As of July 2010, Congress began requiring U.S. Immigration and Customs Enforcement, or ICE, to ask people slated for deportation if they are parents of minor children who are U.S. citizens. Those questioned provide the information on a voluntary basis, and it is compiled into reports submitted twice a year to Congress. According to three recent years’ worth of data reviewed by the Center for Public Integrity, ICE deported a total of 87,351 people between 2015 and the end of 2017 who claimed to have at least one U.S.- citizen child.

In 2015, ICE counted 31,411 parents of minor citizen children deported. The number declined slightly to 28,860 in 2016. The number declined again to 27,080 in 2017. In the second half of 2017, a report shows, the number of deported people identifying themselves as parents of citizen children increased by 2,152 over the first half of 2017.

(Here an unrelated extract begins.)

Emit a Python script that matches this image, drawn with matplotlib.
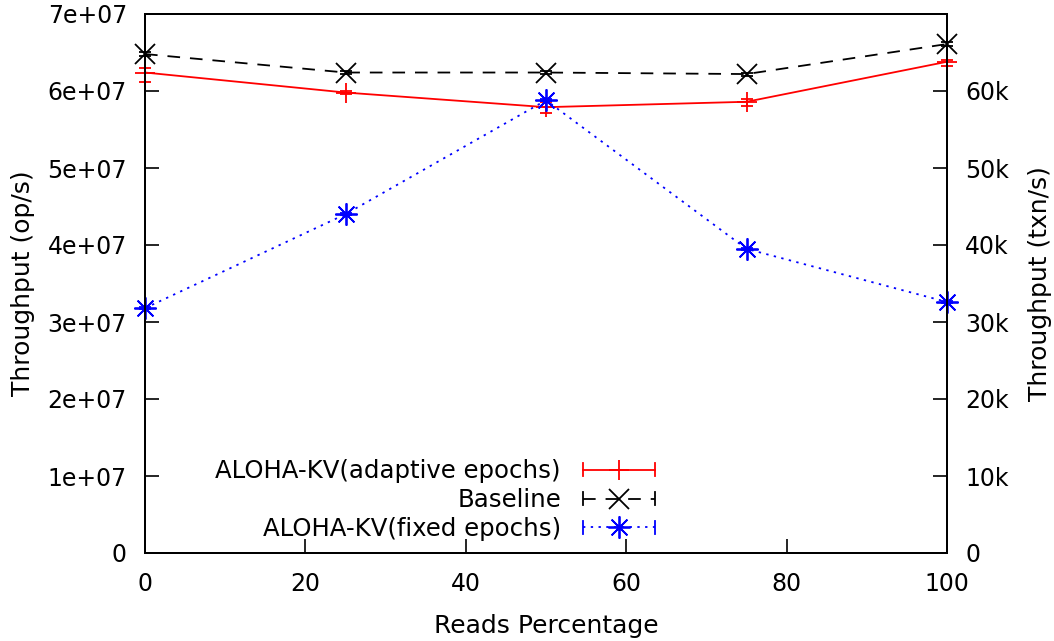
import numpy as np
import matplotlib
matplotlib.use("Agg")
import matplotlib.pyplot as plt
from matplotlib.ticker import FixedLocator, FuncFormatter
from matplotlib.legend_handler import HandlerLine2D
from matplotlib.lines import Line2D

# ---- data ----
reads_pct = [0, 25, 50, 75, 100]
adaptive = [6.24e7, 5.98e7, 5.79e7, 5.86e7, 6.38e7]
adaptive_low = [6.12e7, 5.96e7, 5.71e7, 5.80e7, 6.33e7]
adaptive_high = [6.30e7, 6.00e7, 5.86e7, 5.90e7, 6.40e7]
baseline = [6.48e7, 6.24e7, 6.24e7, 6.22e7, 6.61e7]
baseline_err = [0.02e7, 0.02e7, 0.02e7, 0.02e7, 0.02e7]
fixed = [3.18e7, 4.40e7, 5.88e7, 3.95e7, 3.26e7]
fixed_err = [0.01e7, 0.01e7, 0.01e7, 0.01e7, 0.01e7]
labels = ["ALOHA-KV(adaptive epochs)", "Baseline", "ALOHA-KV(fixed epochs)"]
xticks = [0, 20, 40, 60, 80, 100]
yticks = [0, 1e7, 2e7, 3e7, 4e7, 5e7, 6e7, 7e7]
y2ticks = [0, 10000, 20000, 30000, 40000, 50000, 60000]

FS = 17
LFS = 18
plt.rcParams['font.family'] = ['DejaVu Sans']
plt.rcParams['font.size'] = FS

fig = plt.figure(figsize=(10.54, 6.41), dpi=100)
ax = fig.add_axes([145/1054, 1 - 553/641, (947-145)/1054, (553-14)/641])

x = np.array(reads_pct, dtype=float)
a = np.array(adaptive)
aerr = np.vstack([a - np.array(adaptive_low), np.array(adaptive_high) - a])
LW = 1.3

def draw(xv, yv, err, color, marker, ms, ls, dashes):
    eb = ax.errorbar(xv, yv, yerr=err, color=color, ecolor=color, elinewidth=LW,
                     capsize=4.5, capthick=LW, lw=LW, marker=marker, ms=ms,
                     mew=LW, mfc='none', mec=color, ls=ls, zorder=3)
    line = eb.lines[0]
    if dashes is not None:
        line.set_dashes(dashes)
    line.set_clip_on(False)
    for c in eb.lines[1]:
        c.set_clip_on(False)
    for c in eb.lines[2]:
        c.set_clip_on(False)
    return eb

draw(x, a, aerr, 'red', '+', 14, '-', None)
draw(x, np.array(baseline), np.array(baseline_err), 'black', 'x', 14, '--', (7.0, 5.5))
draw(x, np.array(fixed), np.array(fixed_err), 'blue', (8, 2, 0), 16, ':', (1.3, 3.0))

ax.set_xlim(0, 100)
ax.set_ylim(0, 7e7)
ax.xaxis.set_major_locator(FixedLocator(xticks))
ax.yaxis.set_major_locator(FixedLocator(yticks))

def sci(v, pos):
    if v == 0:
        return "0"
    e = int(np.floor(np.log10(v)))
    m = v / 10**e
    return f"{m:.0f}e+{e:02d}"
ax.yaxis.set_major_formatter(FuncFormatter(sci))
ax.tick_params(axis='both', direction='in', length=10, width=1.2, labelsize=FS)
ax.tick_params(axis='y', pad=13, right=False)
ax.tick_params(axis='x', pad=14, top=False)
for s in ax.spines.values():
    s.set_linewidth(1.4)

ax2 = ax.twinx()
ax2.set_ylim(0, 70000)
ax2.yaxis.set_major_locator(FixedLocator(y2ticks))
ax2.yaxis.set_major_formatter(FuncFormatter(lambda v, p: "0" if v == 0 else f"{v/1000:.0f}k"))
ax2.tick_params(axis='y', direction='in', length=10, width=1.2, labelsize=FS, pad=13)
for s in ax2.spines.values():
    s.set_linewidth(1.4)

ax.set_xlabel("Reads Percentage", fontsize=LFS, labelpad=13)
ax.set_ylabel("Throughput (op/s)", fontsize=LFS, labelpad=9)
ax2.set_ylabel("Throughput (txn/s)", fontsize=LFS, labelpad=14)


class GPHandler(HandlerLine2D):
    def create_artists(self, legend, orig_handle, xdescent, ydescent,
                       width, height, fontsize, trans):
        arts = super().create_artists(legend, orig_handle, xdescent, ydescent,
                                      width, height, fontsize, trans)
        y0 = (height - ydescent) / 2
        h = 4.5
        for xx in (-xdescent, width - xdescent):
            t = Line2D([xx, xx], [y0 - h, y0 + h], color=orig_handle.get_color(),
                       lw=LW, transform=trans)
            arts.append(t)
        return arts

h1 = Line2D([], [], color='red', lw=LW, marker='+', ms=14, mew=LW)
h2 = Line2D([], [], color='black', lw=LW, marker='x', ms=14, mew=LW, dashes=(7.0, 5.5))
h3 = Line2D([], [], color='blue', lw=LW, marker=(8, 2, 0), ms=16, mew=LW, dashes=(1.3, 3.0))
leg = ax.legend([h1, h2, h3], labels, loc='lower right',
                bbox_to_anchor=((655-145)/802, (553-541)/539),
                markerfirst=False, frameon=False, borderpad=0, borderaxespad=0,
                handlelength=2.95, handletextpad=0.9, labelspacing=0.2,
                prop={'size': 17.6}, handler_map={Line2D: GPHandler()})

fig.savefig("out.png", dpi=100)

ICE officials said there is no data available yet for 2018.

….

Transactional Records Access Clearinghouse, or TRAC, a Syracuse University-based research organization, recently created a profile of detainees currently held in 217 ICE detention centers. As of June 30 of this year, ICE was holding 44,435 people in custody. Out of this group, 58 percent had no criminal convictions. About 21 percent had committed a minor infraction, such a traffic violation; another 5 percent had committed an offense defined only as “other;” and 16 percent had committed what ICE considers a serious crime, which can include selling marijuana.